Most people are familiar with the sunscreen SPF number. This indicates a level of protection — the higher the number the more your skin is shielded against the sun’s harmful UV rays. Special formulas, such as a water resistance, may add protection. Regardless of the activity, experts advise reapplication every few hours to maintain protection.
Grassy and wooded areas also harbor ticks just waiting to randomly latch on to hikers and campers. Some repellent formulas promote protection against ticks and other nuisance bugs, but just be sure, check yourself for ticks frequently anyway.

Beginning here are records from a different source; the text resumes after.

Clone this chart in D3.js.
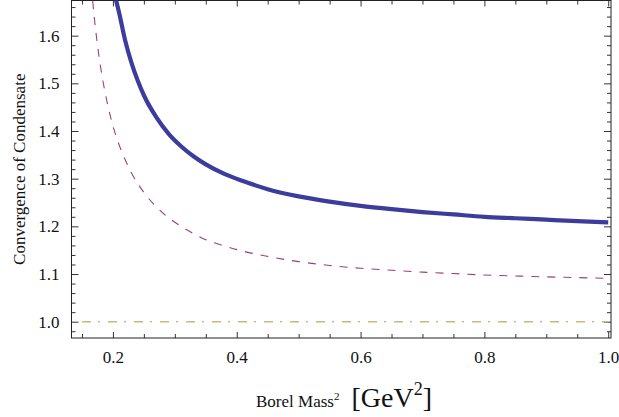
<!DOCTYPE html>
<html><head><meta charset="utf-8">
<script src="https://cdn.jsdelivr.net/npm/d3@7"></script>
<style>body{margin:0;background:#fff}svg{display:block}</style>
</head><body>
<script>
// Data
const massBlue = [0.20,0.21,0.22,0.23,0.24,0.25,0.27,0.29,0.31,0.33,0.35,0.38,0.41,0.45,0.50,0.55,0.60,0.65,0.70,0.75,0.80,0.85,0.90,0.95,1.00];
const convBlue = [1.700,1.648,1.589,1.543,1.506,1.475,1.429,1.394,1.368,1.347,1.330,1.310,1.295,1.278,1.263,1.252,1.243,1.236,1.230,1.225,1.220,1.217,1.214,1.211,1.2085];
const massPurple = [0.165,0.17,0.175,0.18,0.19,0.20,0.21,0.22,0.23,0.24,0.25,0.27,0.29,0.31,0.33,0.35,0.38,0.41,0.45,0.50,0.55,0.60,0.65,0.70,0.75,0.80,0.85,0.90,0.95,1.00];
const convPurple = [1.706,1.637,1.581,1.535,1.464,1.411,1.371,1.339,1.312,1.290,1.271,1.241,1.218,1.200,1.185,1.172,1.159,1.148,1.137,1.126,1.118,1.112,1.108,1.104,1.101,1.098,1.096,1.094,1.0925,1.091];
const massRef = [0.15,1.0];
const convRef = [1.0,1.0];
const xMajorTicks = [0.2,0.4,0.6,0.8,1.0];
const xMinorTicks = [0.15,0.25,0.3,0.35,0.45,0.5,0.55,0.65,0.7,0.75,0.85,0.9,0.95];
const yMajorTicks = [1.0,1.1,1.2,1.3,1.4,1.5,1.6];
const yMinorTicks = [0.98,1.02,1.04,1.06,1.08,1.12,1.14,1.16,1.18,1.22,1.24,1.26,1.28,1.32,1.34,1.36,1.38,1.42,1.44,1.46,1.48,1.52,1.54,1.56,1.58,1.62,1.64,1.66];

const W = 619, H = 417;
const L = 71.5, R = 611, T = 0.5, B = 338;
const x = d3.scaleLinear().domain([0.1331, 1.0045]).range([L, R]);
const y = d3.scaleLinear().domain([0.9658, 1.6748]).range([B, 0]);

const svg = d3.select("body").append("svg").attr("width", W).attr("height", H);
svg.append("defs").append("clipPath").attr("id","clip")
  .append("rect").attr("x", L).attr("y", T).attr("width", R-L).attr("height", B-T);

const font = "'Liberation Serif','Times New Roman',Times,serif";
const tickColor = "#333";

function styleAxis(g){
  g.attr("font-family", null);
  g.select(".domain").remove();
  g.selectAll("line").attr("stroke", tickColor).attr("stroke-width", 1);
  g.selectAll("text").style("font-family", font).style("font-size", "17px").attr("fill", "#111");
}
// bottom
svg.append("g").attr("transform", `translate(0,${B})`)
  .call(d3.axisBottom(x).tickValues(xMajorTicks).tickSize(-6).tickPadding(13).tickFormat(d3.format(".1f")))
  .call(styleAxis);
svg.append("g").attr("transform", `translate(0,${B})`)
  .call(d3.axisBottom(x).tickValues(xMinorTicks).tickSize(-4).tickFormat(""))
  .call(styleAxis);
// top
svg.append("g").attr("transform", `translate(0,${T})`)
  .call(d3.axisTop(x).tickValues(xMajorTicks).tickSize(-6).tickFormat(""))
  .call(styleAxis);
svg.append("g").attr("transform", `translate(0,${T})`)
  .call(d3.axisTop(x).tickValues(xMinorTicks).tickSize(-4).tickFormat(""))
  .call(styleAxis);
// left
svg.append("g").attr("transform", `translate(${L},0)`)
  .call(d3.axisLeft(y).tickValues(yMajorTicks).tickSize(-7).tickPadding(12).tickFormat(d3.format(".1f")))
  .call(styleAxis);
svg.append("g").attr("transform", `translate(${L},0)`)
  .call(d3.axisLeft(y).tickValues(yMinorTicks).tickSize(-4).tickFormat(""))
  .call(styleAxis);
// right
svg.append("g").attr("transform", `translate(${R},0)`)
  .call(d3.axisRight(y).tickValues(yMajorTicks).tickSize(-7).tickFormat(""))
  .call(styleAxis);
svg.append("g").attr("transform", `translate(${R},0)`)
  .call(d3.axisRight(y).tickValues(yMinorTicks).tickSize(-4).tickFormat(""))
  .call(styleAxis);

// frame
svg.append("rect").attr("x", L).attr("y", T).attr("width", R-L).attr("height", B-T)
  .attr("fill","none").attr("stroke","#222").attr("stroke-width",1);

const line = d3.line().x(d => x(d[0])).y(d => y(d[1])).curve(d3.curveMonotoneX);
const plot = svg.append("g").attr("clip-path","url(#clip)");

plot.append("path").datum(d3.zip(massRef, convRef)).attr("d", line)
  .attr("fill","none").attr("stroke","#c8b882").attr("stroke-width",1.6)
  .attr("stroke-dasharray","9,7,2,8");
plot.append("path").datum(d3.zip(massPurple, convPurple)).attr("d", line)
  .attr("fill","none").attr("stroke","#9c3f73").attr("stroke-width",1.1)
  .attr("stroke-dasharray","8,8");
plot.append("path").datum(d3.zip(massBlue, convBlue)).attr("d", line)
  .attr("fill","none").attr("stroke","#3c3c9c").attr("stroke-width",4.2);

// axis labels
svg.append("text").attr("transform", `translate(25,${(T+B)/2}) rotate(-90)`)
  .attr("text-anchor","middle").style("font-family",font).style("font-size","17px").attr("fill","#111")
  .text("Convergence of Condensate");

const xl = svg.append("text").attr("x", 344).attr("y", 407).attr("text-anchor","middle")
  .style("font-family",font).attr("fill","#111");
xl.append("tspan").style("font-size","17px").text("Borel Mass");
xl.append("tspan").style("font-size","11px").attr("dy",-7).text("2");
xl.append("tspan").style("font-size","28px").attr("dy",7).attr("dx",12).text("[GeV");
xl.append("tspan").style("font-size","18px").attr("dy",-12).text("2");
xl.append("tspan").style("font-size","28px").attr("dy",12).text("]");
</script>
</body></html>
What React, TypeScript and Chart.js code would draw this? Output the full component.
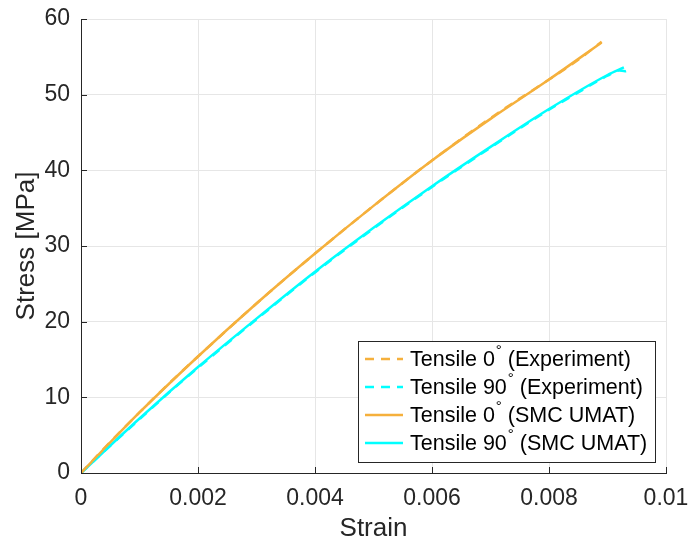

Whether riding a personal watercraft or just lounging around outdoors, sunglasses are not just for looks. The sun-dimming effect reduces eye strain and helps keep your vision clear, and they also filter out harmful ultraviolet rays.
One last bit of advice: If your hair doesn’t effectively protect your scalp, a hat could save you from burning your head. Brimmed hats also keep direct sunlight from your eyes.
Enjoying summer, especially for a youngster, depends on comfort. Kids lose interest when they become bored, or irritated by mosquitoes or burned by the sun.
These all seem like simple reminders, but ask somebody who forgot a hat, misplaced their sunglasses or didn’t put on sunscreen about the after-effects of their recent fishing trip or day-long kayak or canoe paddling adventure.